Behind the Web efforts of companies like InternetSpeech.com, Tellme Networks Inc., BeVocal Inc. and others is voice-command browsing technology from Nuance Communications Inc. The Menlo Park, Calif., firm went public April 13 at 17, and hit 50 last week after it said first-quarter revenue rose 60% from the year-earlier quarter. It's now trading near 40. Another voice-browsing provider is Vocal Point Inc. of San Francisco.

Reading E-Mail
Some other services, like TelSurf Networks Inc., let a passable computer-synthesized voice read back a user's e-mail, but provide a more appealing prerecorded human voice for news, movie listings and other information. Users dial up to check a calendar, send and read e-mail, and get driving directions, news or other items. But they can't access the whole Internet by any stretch - just bits the company has customized for voice delivery.

"We're signing up about a thousand people per week," said Richard O'Dea, product marketing director for the Westlake Village, Calif., firm.

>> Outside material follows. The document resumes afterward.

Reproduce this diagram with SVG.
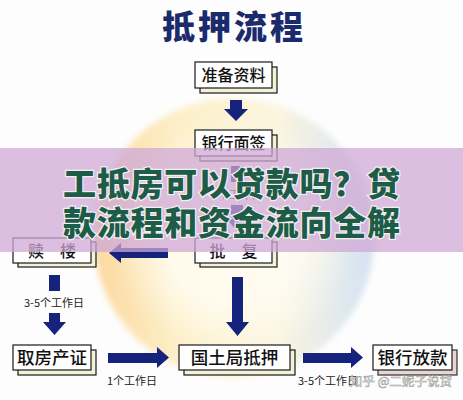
<svg xmlns="http://www.w3.org/2000/svg" width="463" height="400" viewBox="0 0 463 400">
<defs>
<linearGradient id="orb" x1="0" y1="0" x2="1" y2="0">
<stop offset="0" stop-color="#fcd9a0"/>
<stop offset="0.3" stop-color="#fdefc8"/>
<stop offset="0.65" stop-color="#fcf5df"/>
<stop offset="1" stop-color="#d3e2f4"/>
</linearGradient>
<radialGradient id="glow" cx="0.5" cy="0.5" r="0.5">
<stop offset="0.55" stop-color="#fffdf4" stop-opacity="0.8"/>
<stop offset="1" stop-color="#fffdf4" stop-opacity="0"/>
</radialGradient>
<filter id="soft" x="-10%" y="-10%" width="120%" height="120%">
<feGaussianBlur stdDeviation="3"/>
</filter>
<style>
.t{font-family:"Noto Sans CJK SC","Noto Sans",sans-serif;}
.front{fill:#fff;stroke:#1a1a1a;stroke-width:1.2;}
.shadow{fill:#f3f1d6;stroke:#1a1a1a;stroke-width:1.2;}
.shadow2{fill:#e6d6d6;stroke:#3a2a2a;stroke-width:1.2;}
.lbl{font-size:16px;fill:#111;text-anchor:middle;font-weight:500;}
.lbl2{font-size:17.5px;fill:#111;text-anchor:middle;font-weight:500;}
.arr{fill:#15237c;}
.note{font-size:11px;fill:#222;text-anchor:middle;}
</style>
</defs>
<rect width="463" height="400" fill="#fdfdfd"/>
<g filter="url(#soft)">
<circle cx="234" cy="238" r="140" fill="url(#orb)"/>
<circle cx="234" cy="238" r="120" fill="url(#glow)"/>
</g>

<text class="t" x="234" y="39" text-anchor="middle" font-size="33" font-weight="900" letter-spacing="3" fill="#1b2a6d">抵押流程</text>

<g id="connectors">
<polygon class="arr" points="230,100 242,100 242,109 248,109 236,121 224,109 230,109"/>
<polygon class="arr" points="231,166 243,166 243,182 231,182"/>
<polygon class="arr" points="231,205 243,205 243,217 249,217 237,231 225,217 231,217"/>
<text class="t note" x="237" y="199">3个工作日</text>
<polygon class="arr" points="109,253 121,243 121,248 168,248 168,258 121,258 121,263"/>
<polygon class="arr" points="49,275 60,275 60,291 49,291"/>
<text class="t note" x="54" y="307">3-5个工作日</text>
<polygon class="arr" points="49,313 60,313 60,322 66,322 54.5,335 43,322 49,322"/>
<polygon class="arr" points="232,277 243,277 243,322 249,322 237.5,336 226,322 232,322"/>
<polygon class="arr" points="108,353 157,353 157,347 169,357.5 157,368 157,363 108,363"/>
<text class="t note" x="132" y="385">1个工作日</text>
<polygon class="arr" points="303,353 351,353 351,347 363,357.5 351,368 351,363 303,363"/>
<text class="t note" x="328" y="385">3-5个工作日</text>
</g>

<g id="node-zhunbei">
<rect class="shadow" x="200" y="67" width="77" height="26"/>
<rect class="front" x="195" y="62" width="77" height="26"/>
<text class="t lbl" x="233.5" y="81">准备资料</text>
</g>
<g id="node-mianqian">
<rect class="shadow" x="200" y="135" width="77" height="26"/>
<rect class="front" x="195" y="130" width="77" height="26"/>
<text class="t lbl" x="233.5" y="149">银行面签</text>
</g>
<g id="node-shulou">
<rect class="shadow" x="18" y="242" width="78" height="25"/>
<rect class="front" x="13" y="238" width="78" height="25"/>
<text class="t lbl" x="52" y="256.5">赎　楼</text>
</g>
<g id="node-pifu">
<rect class="shadow" x="200" y="242" width="77" height="25"/>
<rect class="front" x="195" y="238" width="77" height="25"/>
<text class="t lbl" x="233.5" y="256.5">批　复</text>
</g>
<g id="node-qufang">
<rect class="shadow" x="18" y="350" width="78" height="25"/>
<rect class="front" x="13" y="345" width="78" height="25"/>
<text class="t lbl2" x="52" y="364">取房产证</text>
</g>
<g id="node-guotu">
<rect class="shadow" x="184" y="350" width="111" height="25"/>
<rect class="front" x="179" y="345" width="111" height="25"/>
<text class="t lbl2" x="234.5" y="364">国土局抵押</text>
</g>
<g id="node-fangkuan">
<rect class="shadow2" x="378" y="350" width="79" height="25"/>
<rect class="front" x="373" y="345" width="79" height="25"/>
<text class="t lbl2" x="412.5" y="364">银行放款</text>
</g>

<g id="banner">
<rect x="0" y="148" width="463" height="104" fill="#cfa8d6" opacity="0.75"/>
<text class="t" x="63" y="196" font-size="33" font-weight="900" fill="#1d5c46" stroke="#f4eef4" stroke-width="2.5" paint-order="stroke" textLength="337" lengthAdjust="spacing">工抵房可以贷款吗？贷</text>
<text class="t" x="63" y="235" font-size="33" font-weight="900" fill="#1d5c46" stroke="#f4eef4" stroke-width="2.5" paint-order="stroke" textLength="337" lengthAdjust="spacing">款流程和资金流向全解</text>
</g>

<text class="t" x="452" y="386" text-anchor="end" font-size="12.5" fill="#f4f4f4" stroke="#9a9a9a" stroke-width="0.5">知乎 @二妮子说贷</text>
</svg>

Similar projects exclude e-mail because it requires text-to-speech. "We don't believe the technology is at a point that works with the mass consumer market," said Mike McCue, chief executive of Tellme in Mountain View, Calif. "We're trying desperately to use human voice," affirmed Nick Unger, chief executive of Fairfax, Va.-based Audiopoint Inc. Quack.com Inc. is another information-clipping voice portal, based in Sunnyvale, Calif., as is BeVocal of Santa Clara, Calif.

Other large and small firms also are introducing ways to use voice to access limited parts of the Internet, as they explore what consumers want. Human voice services are the ones to watch, says Forrester's Dalton, because they're easier to listen to.

"Tellme has a very good interface. The service works. BeVocal is also a strong contender, with deep pockets to do some development," he said. But Lernout & Hauspie Chief Executive Gaston Bastiaens believes there's plenty of room for computer-generated voice.

"Text-to-speech on Internet is going to be big," he said. And it will be personal - one's own voice can be captured and emulated. "The interesting thing is you can create a real virtual personality through speech that can read news or your messages to you," Bastiaens said.

Ananova, for the record, doesn't have a British accent. It's more U.S. mid-Atlantic.